La diversidad de la Iglesia está más que garantizada. Es indiscutible que existen multitud de sensibilidades y no solo un puñado, como es igualmente cierto que hay caminos muy diferentes y vivimos como contemporáneos los que empiezan, los que llevan medio camino y los que están al final. Algo que, por otro lado, sucede en todos los países de orbe, con sus tradiciones y en su cultura, con sus retos y con sus necesidades. No verlo es miopía. Tanta que, a mí personalmente, me resulta imposible conocerla por entero y mucho menos comprenderla.
Paciencia y diálogo
Dicho lo anterior, si el catolicismo es lento quizá tenga que ver más con la paciencia y el diálogo, que con otras cosas. Los ritmos rápidos que nuestra época ha contagiado impiden, como se quejan muchas veces los mismos que atacan por este flanco, los encuentros profundos, las reflexiones calmadas, las conversaciones tranquilas. Y solo en estos espacios germina la fraternidad, primera misión de la Iglesia y única, que mueve realmente a la Iglesia por la acción del Espíritu. Recordemos algo de lo mucho bueno que hay en la teología pneumática: el Espíritu no solo otorga carismas, sino que ensambla a la Iglesia.

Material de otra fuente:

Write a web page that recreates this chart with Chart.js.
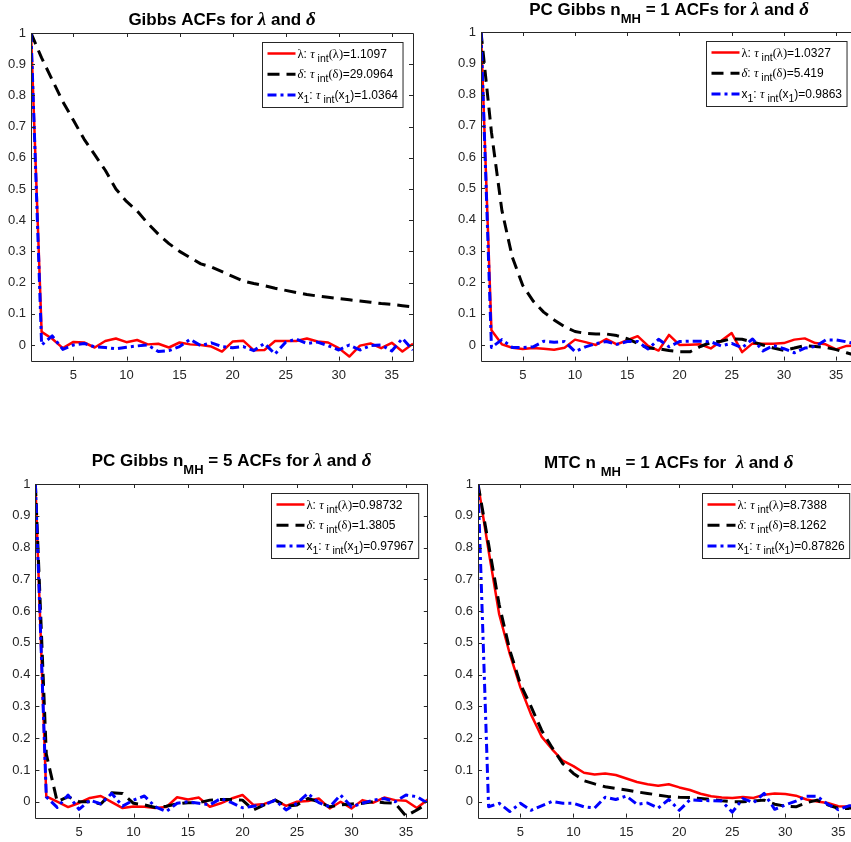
<!DOCTYPE html>
<html>
<head>
<meta charset="utf-8">
<script src="https://cdn.jsdelivr.net/npm/chart.js@4.4.0/dist/chart.umd.min.js"></script>
<style>
  html, body { margin: 0; padding: 0; background: #fff; overflow: hidden; width: 851px; height: 842px; }
  .panel { position: absolute; }
</style>
</head>
<body>
<div class="panel" style="left:0px;top:0px"><canvas id="gibbs" width="430" height="420"></canvas></div>
<div class="panel" style="left:430px;top:0px"><canvas id="pc1" width="440" height="420"></canvas></div>
<div class="panel" style="left:0px;top:420px"><canvas id="pc5" width="430" height="422"></canvas></div>
<div class="panel" style="left:430px;top:420px"><canvas id="mtc" width="440" height="422"></canvas></div>
<script>
// lags on the x axis
const lags = [1,2,3,4,5,6,7,8,9,10,11,12,13,14,15,16,17,18,19,20,21,22,23,24,25,26,27,28,29,30,31,32,33,34,35,36,37];
const xTicks = [5,10,15,20,25,30,35];
const xTickLabels = ['5','10','15','20','25','30','35'];
const yTicks = [0,0.1,0.2,0.3,0.4,0.5,0.6,0.7,0.8,0.9,1];
const yTickLabels = ['0','0.1','0.2','0.3','0.4','0.5','0.6','0.7','0.8','0.9','1'];

// Gibbs
const gibbsLambda = [1.0,0.042,0.02,-0.01,0.01,0.008,-0.008,0.013,0.021,0.009,0.016,0.002,0.004,-0.008,0.008,0.002,0.0,-0.005,-0.021,0.011,0.014,-0.017,-0.016,0.013,0.013,0.013,0.021,0.011,0.008,-0.01,-0.037,-0.002,0.005,-0.01,0.007,-0.021,0.004];
const gibbsDelta = [1.0,0.92,0.85,0.78,0.72,0.66,0.61,0.56,0.50,0.46,0.43,0.39,0.355,0.325,0.30,0.28,0.26,0.25,0.235,0.22,0.205,0.197,0.19,0.182,0.175,0.168,0.162,0.157,0.153,0.149,0.145,0.141,0.137,0.133,0.13,0.126,0.122];
const gibbsX1 = [1.0,0.0,0.029,-0.014,0.0,0.005,-0.006,-0.008,-0.012,-0.007,-0.003,0.0,-0.021,-0.018,-0.005,0.018,-0.002,0.007,-0.005,-0.009,-0.005,-0.018,0.005,-0.029,0.009,0.019,0.005,0.009,-0.002,-0.016,0.0,-0.016,-0.002,0.0,-0.019,0.021,-0.016];
const gibbsTau = ['1.1097','29.0964','1.0364'];

// PC Gibbs nMH = 1
const pc1Lambda = [1.0,0.047,0.002,-0.009,-0.013,-0.01,-0.012,-0.015,-0.009,0.017,0.009,0.0,0.019,0.002,0.015,0.028,-0.003,-0.018,0.032,0.0,0.001,0.002,-0.011,0.013,0.038,-0.023,0.005,0.004,0.004,0.006,0.017,0.021,0.006,0.002,-0.014,-0.003,-0.002];
const pc1Delta = [1.0,0.68,0.43,0.28,0.19,0.14,0.105,0.08,0.058,0.043,0.037,0.035,0.035,0.03,0.02,0.005,-0.01,-0.012,-0.018,-0.022,-0.022,-0.005,0.008,0.012,0.02,0.018,0.01,0.0,-0.01,-0.017,-0.01,-0.002,-0.005,-0.008,-0.015,-0.025,-0.035];
const pc1X1 = [1.0,-0.008,0.017,-0.008,-0.008,-0.006,0.012,0.009,0.011,-0.021,-0.006,0.004,0.011,0.002,0.011,0.011,-0.013,0.018,-0.006,0.011,0.012,0.012,0.01,-0.003,0.005,-0.009,0.019,-0.019,-0.002,-0.012,-0.025,-0.01,-0.005,0.016,0.016,0.01,0.003];
const pc1Tau = ['1.0327','5.419','0.9863'];

// PC Gibbs nMH = 5
const pc5Lambda = [1.0,0.017,0.0,-0.017,-0.004,0.012,0.018,-0.001,-0.02,-0.015,-0.016,-0.02,-0.017,0.014,0.007,0.013,-0.016,-0.005,0.01,0.021,-0.01,-0.007,0.005,-0.013,0.0,0.002,0.01,-0.021,0.0,-0.021,0.005,-0.003,0.013,0.005,0.003,-0.02,0.007];
const pc5Delta = [1.0,0.15,0.0,0.016,0.0,0.0,-0.007,0.028,0.026,-0.005,-0.01,-0.018,-0.014,-0.007,-0.003,-0.003,0.005,0.007,0.007,0.005,-0.026,-0.01,0.005,-0.014,-0.01,0.01,0.0,-0.016,-0.01,-0.007,-0.005,0.0,-0.003,-0.005,-0.045,-0.026,-0.005];
const pc5X1 = [1.0,0.015,-0.018,0.021,-0.024,0.005,-0.007,0.026,-0.014,0.005,0.018,-0.016,-0.031,-0.005,0.0,-0.005,-0.01,0.01,-0.003,-0.019,-0.014,-0.01,0.005,-0.026,-0.005,0.026,-0.003,-0.016,0.021,-0.016,-0.005,0.005,0.01,0.0,0.021,0.016,-0.005];
const pc5Tau = ['0.98732','1.3805','0.97967'];

// MTC nMH = 1
const mtcLambda = [1.0,0.79,0.59,0.465,0.36,0.275,0.205,0.165,0.129,0.112,0.091,0.086,0.089,0.084,0.073,0.062,0.055,0.05,0.055,0.045,0.037,0.025,0.017,0.013,0.012,0.015,0.012,0.022,0.026,0.024,0.019,0.007,0.001,-0.004,-0.014,-0.015,-0.01];
const mtcDelta = [1.0,0.81,0.62,0.477,0.37,0.30,0.225,0.17,0.12,0.089,0.066,0.056,0.047,0.042,0.037,0.031,0.026,0.021,0.016,0.014,0.013,0.01,0.007,0.003,0.0,0.0,0.002,0.005,-0.008,-0.014,-0.016,-0.003,0.005,-0.01,-0.021,-0.021,-0.016];
const mtcX1 = [1.0,-0.016,-0.005,-0.031,-0.005,-0.027,-0.013,0.001,-0.005,-0.005,-0.016,-0.02,0.014,0.007,0.018,-0.008,-0.004,-0.02,0.007,-0.027,0.006,0.004,0.003,0.002,-0.033,0.01,-0.003,0.026,-0.024,-0.01,0.002,0.017,0.017,-0.008,-0.025,-0.013,-0.013];
const mtcTau = ['8.7388','8.1262','0.87826'];

const SANS = '"Liberation Sans", Arial, Helvetica, sans-serif';
const SERIF = '"Liberation Serif", "Times New Roman", serif';
const AXIS_COLOR = '#262626';

// title fonts
const tBold = 'bold 17px ' + SANS;
const tGreek = 'bold italic 19px ' + SERIF;
const tSub = 'bold 13px ' + SANS;
// legend fonts
const lText = '12px ' + SANS;
const lGreek = '12.5px ' + SERIF;
const lGreekIt = 'italic 12.5px ' + SERIF;
const lSub = '10.5px ' + SANS;

function toPoints(vals) {
    return lags.map((l, i) => ({ x: l, y: vals[i] }));
}

// draws text made of several pieces with their own fonts / offsets
function drawRich(ctx, parts, x, y, align) {
    let w = measureRich(ctx, parts);
    let cx = align === 'center' ? x - w / 2 : x;
    parts.forEach(p => {
        ctx.font = p[1];
        ctx.fillText(p[0], cx, y + (p[2] || 0));
        cx += ctx.measureText(p[0]).width;
    });
    return w;
}

function measureRich(ctx, parts) {
    let w = 0;
    parts.forEach(p => { ctx.font = p[1]; w += ctx.measureText(p[0]).width; });
    return w;
}

function legendRows(tau) {
    return [
        [['λ', lGreek], [': ', lText], ['τ', lGreekIt], [' int', lSub, 4], ['(λ)', lGreek], ['=' + tau[0], lText]],
        [['δ', lGreekIt], [': ', lText], ['τ', lGreekIt], [' int', lSub, 4], ['(δ)', lGreek], ['=' + tau[1], lText]],
        [['x', lText], ['1', lSub, 4], [': ', lText], ['τ', lGreekIt], [' int', lSub, 4], ['(x', lText], ['1', lSub, 4], [')=' + tau[2], lText]]
    ];
}

// MATLAB-like box, inner ticks, title and legend
const matlabAxes = {
    id: 'matlabAxes',
    afterDraw(chart, args, opts) {
        const ctx = chart.ctx;
        const a = chart.chartArea;
        const xs = chart.scales.x, ys = chart.scales.y;
        ctx.save();
        ctx.strokeStyle = AXIS_COLOR;
        ctx.lineWidth = 1;
        ctx.beginPath();
        ctx.rect(Math.round(a.left) + 0.5, Math.round(a.top) + 0.5, Math.round(a.right - a.left), Math.round(a.bottom - a.top));
        xTicks.forEach(v => {
            const px = Math.round(xs.getPixelForValue(v)) + 0.5;
            ctx.moveTo(px, a.bottom); ctx.lineTo(px, a.bottom - 4);
            ctx.moveTo(px, a.top); ctx.lineTo(px, a.top + 4);
        });
        yTicks.forEach(v => {
            const py = Math.round(ys.getPixelForValue(v)) + 0.5;
            ctx.moveTo(a.left, py); ctx.lineTo(a.left + 4, py);
            ctx.moveTo(a.right, py); ctx.lineTo(a.right - 4, py);
        });
        ctx.stroke();

        // title
        ctx.fillStyle = '#000';
        ctx.textBaseline = 'alphabetic';
        drawRich(ctx, opts.title, (a.left + a.right) / 2, opts.titleY, 'center');

        // legend
        const rows = legendRows(opts.tau);
        const textW = Math.max(...rows.map(r => measureRich(ctx, r)));
        const boxW = 36 + textW + 4;
        const boxH = 65;
        const bx = Math.round(a.right - 10 - boxW) + 0.5;
        const by = Math.round(a.top + 9) + 0.5;
        ctx.fillStyle = '#fff';
        ctx.fillRect(bx, by, boxW, boxH);
        ctx.strokeStyle = AXIS_COLOR;
        ctx.strokeRect(bx, by, boxW, boxH);
        const ds = chart.data.datasets;
        rows.forEach((r, i) => {
            const cy = by + 11 + i * 20.7;
            ctx.beginPath();
            ctx.strokeStyle = ds[i].borderColor;
            ctx.lineWidth = ds[i].borderWidth;
            ctx.setLineDash(ds[i].borderDash || []);
            ctx.moveTo(bx + 5, cy); ctx.lineTo(bx + 33, cy);
            ctx.stroke();
            ctx.setLineDash([]);
            ctx.fillStyle = '#000';
            drawRich(ctx, r, bx + 35, cy + 4, 'left');
        });
        ctx.restore();
    }
};

function makeChart(id, area, title, titleY, lambda, delta, x1, tau) {
    const canvas = document.getElementById(id);
    const ctx = canvas.getContext('2d');
    return new Chart(ctx, {
        type: 'line',
        data: {
            datasets: [
                { data: toPoints(lambda), borderColor: '#ff0000', borderWidth: 2.5, order: 3 },
                { data: toPoints(delta), borderColor: '#000000', borderWidth: 3, borderDash: [12, 7], order: 2 },
                { data: toPoints(x1), borderColor: '#0000ff', borderWidth: 3, borderDash: [9, 4, 3, 4], order: 1 }
            ]
        },
        options: {
            responsive: false,
            animation: false,
            devicePixelRatio: 1,
            layout: {
                autoPadding: false,
                padding: { top: area.t, left: 0, right: canvas.width - area.r, bottom: 0 }
            },
            elements: {
                point: { radius: 0 },
                line: { tension: 0, fill: false, borderJoinStyle: 'round' }
            },
            plugins: {
                legend: { display: false },
                title: { display: false },
                tooltip: { enabled: false },
                matlabAxes: { title: title, titleY: titleY, tau: tau }
            },
            scales: {
                x: {
                    type: 'linear',
                    min: 1,
                    max: 37,
                    afterBuildTicks: s => { s.ticks = xTicks.map(v => ({ value: v })); },
                    afterFit: s => { s.height = canvas.height - area.b; },
                    grid: { display: false, drawTicks: false },
                    border: { display: false },
                    ticks: {
                        color: AXIS_COLOR,
                        font: { family: SANS, size: 13 },
                        padding: 7,
                        maxRotation: 0,
                        autoSkip: false,
                        callback: (v, i) => xTickLabels[i]
                    }
                },
                y: {
                    type: 'linear',
                    min: -0.05,
                    max: 1,
                    afterBuildTicks: s => { s.ticks = yTicks.map(v => ({ value: v })); },
                    afterFit: s => { s.width = area.l; },
                    grid: { display: false, drawTicks: false },
                    border: { display: false },
                    ticks: {
                        color: AXIS_COLOR,
                        font: { family: SANS, size: 13 },
                        padding: 5,
                        autoSkip: false,
                        callback: (v, i) => yTickLabels[i]
                    }
                }
            }
        },
        plugins: [matlabAxes]
    });
}

const titleEnd = [[' and ', tBold], ['δ', tGreek]];

makeChart('gibbs', { l: 31, t: 33, r: 413, b: 360.6 },
    [['Gibbs ACFs for ', tBold], ['λ', tGreek], ...titleEnd], 25,
    gibbsLambda, gibbsDelta, gibbsX1, gibbsTau);

makeChart('pc1', { l: 51, t: 32, r: 427, b: 360.6 },
    [['PC Gibbs n', tBold], ['MH', tSub, 8], [' = 1 ACFs for ', tBold], ['λ', tGreek], ...titleEnd], 15,
    pc1Lambda, pc1Delta, pc1X1, pc1Tau);

makeChart('pc5', { l: 35.4, t: 64, r: 427.8, b: 397.6 },
    [['PC Gibbs n', tBold], ['MH', tSub, 8], [' = 5 ACFs for ', tBold], ['λ', tGreek], ...titleEnd], 46,
    pc5Lambda, pc5Delta, pc5X1, pc5Tau);

makeChart('mtc', { l: 48, t: 64, r: 429.5, b: 397.6 },
    [['MTC n ', tBold], ['MH', tSub, 8], [' = 1 ACFs for  ', tBold], ['λ', tGreek], ...titleEnd], 48,
    mtcLambda, mtcDelta, mtcX1, mtcTau);
</script>
</body>
</html>
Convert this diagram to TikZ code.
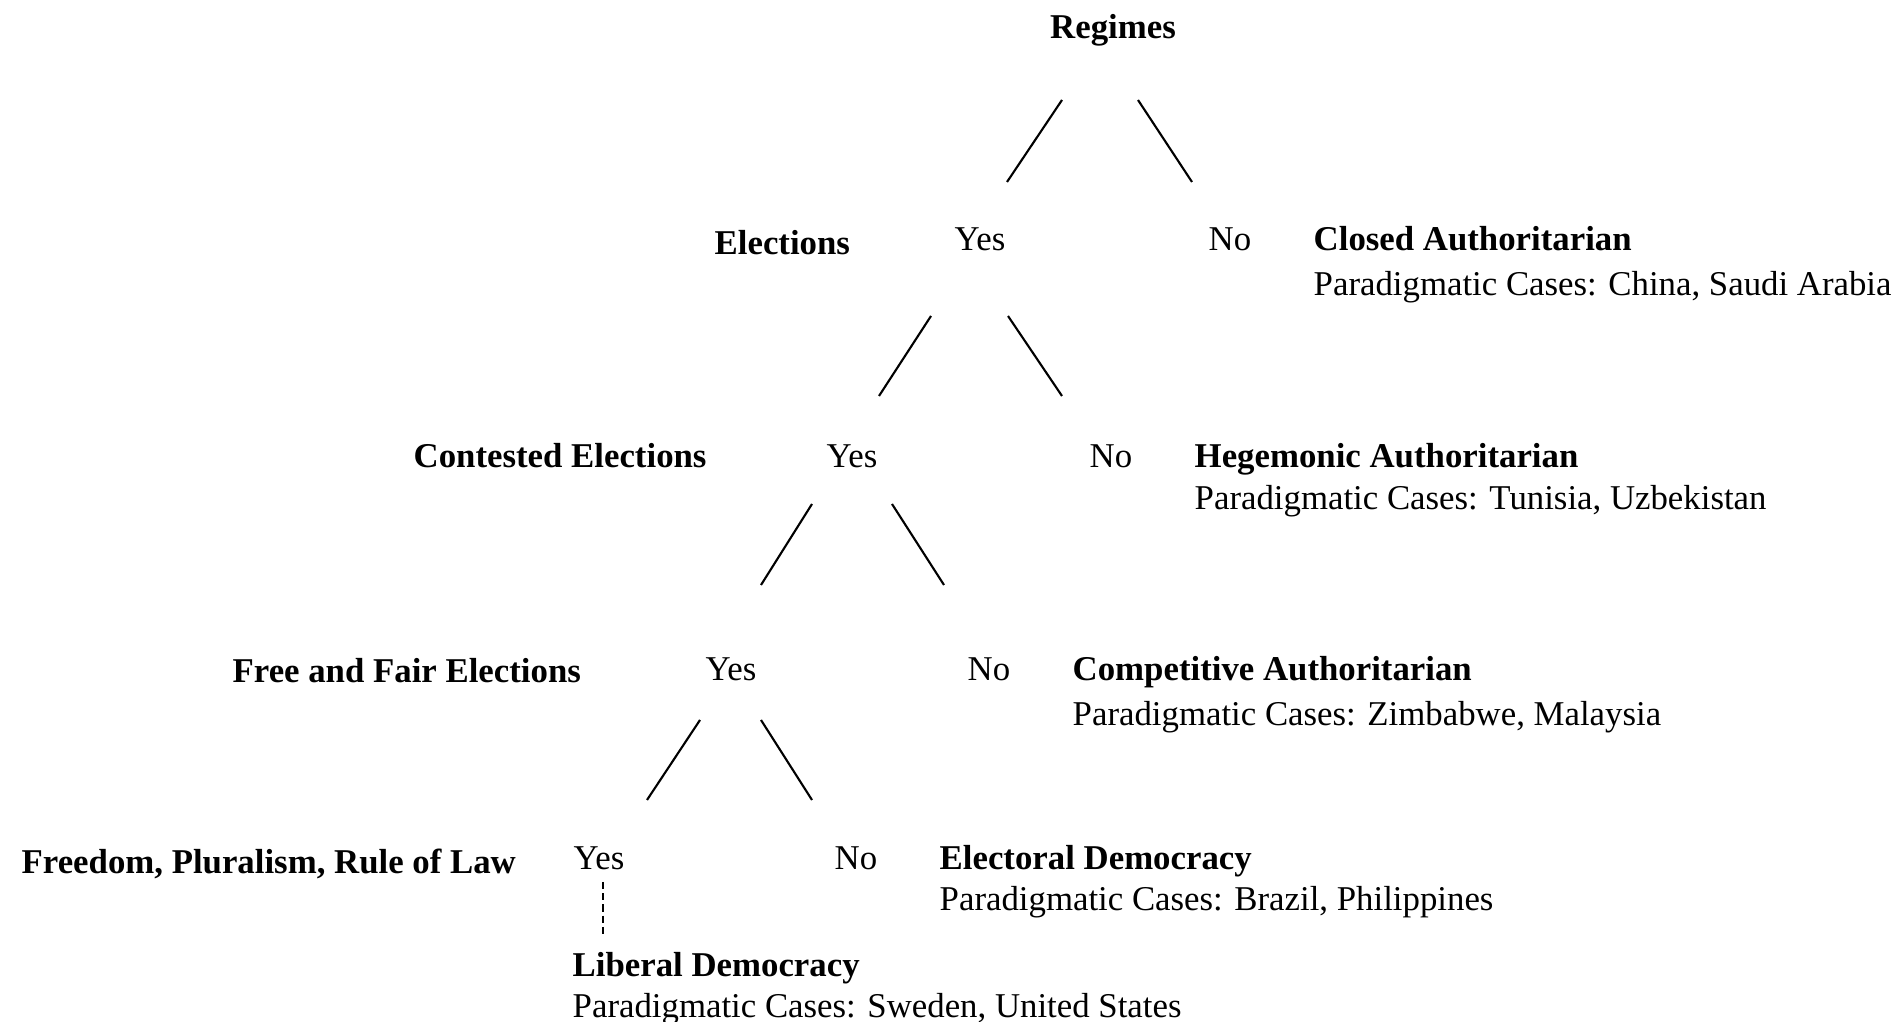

Una unidad que, para saber caminar en el mundo, ha conjugado siempre su unidad y su amplia diversidad local sin perderse en ninguna de las dos. Las iglesias, que muchas veces se recuerdan, podrían haber terminado en todo el mundo bajo la protección de sus respectivos estados, dependiendo de dónde se agrandaran las fracturas. El occidente europeo debería recordarlo bien, no falsear su memoria y entornar lamentos por ello. Una iglesia pequeña, una comunidad muy amigable y acogedora, puede quedar a merced también de sus propias pasiones, de sus pobres intuiciones, del contexto en el que está, sin defensa alguna y moviéndose al vaivén de lo que venga y haga más atractivo o se considere en ese momento mejor. Sin paciencia, sin embargo, no hay salvación. Sin lentitud, no se realiza la fraternidad.
Escribo este domingo con el impacto de la muerte de mi hermano y amigo jesuita Antonio Ordóñez. Ayer, entre las lágrimas de tristeza y la fuerza de la fe y la esperanza, reconocía cómo nuestra relación fue una de mis primeras y más grandes vivencias de la Iglesia. Diferentes cómo éramos nos reconocimos como hermanos y nos hicimos amigos. Siempre me acompañó, aunque quizá no pueda decir yo lo mismo. De los dos, él era el mayor. Con él y con muchos otros, que no nombro por no olvidar, la Iglesia cumple su misión de fraternidad. Con él y con muchos otros, la Iglesia sabe estar fraternamente unida en todos los lugares y ámbitos posibles: unos más en la frontera, otros más en el corazón de la Iglesia. Pero la centralidad de la catolicidad no está en la Iglesia misma. Solo es un atributo más, una característica que dice algo fundamental de ella y la invita a revisarse. La centralidad es de Cristo y esta se puede vivir, o no lamentablemente, tanto en la frontera como en el mismo Vaticano. Para mí es algo evidente.
Las diferentes causas que se enarbolan no han hecho, en ocasiones, suficientemente bien los ejercicios de San Ignacio. Qué bandera se sostiene debería ser lo único realmente importante. Y no hay tantas, sino solo dos. No es una reducción, sino una verdad para todo cristiano: o conmigo, o contra mí. Precisamente por eso, porque la unidad es posible en la comunión y no en la imposición, el horizonte escatológico del cristianismo es igualmente verdadero e imprescindible en la vida de todo cristiano.
No hace falta citar a nadie más. Hoy solo quiero recordar a este hermano de muchos a quien, con tristeza y esperanza, agradecemos su amor alegre y libre y con quien hemos recorrido parte del camino que nos conduce al Padre y a la plena comunión de toda la familia humana. Antonio, sacerdote, jesuita y amigo, reza por quienes todavía peregrinamos sin ser capaces de hacer maratones y lanzarnos a la montaña con la gente como tú hacías.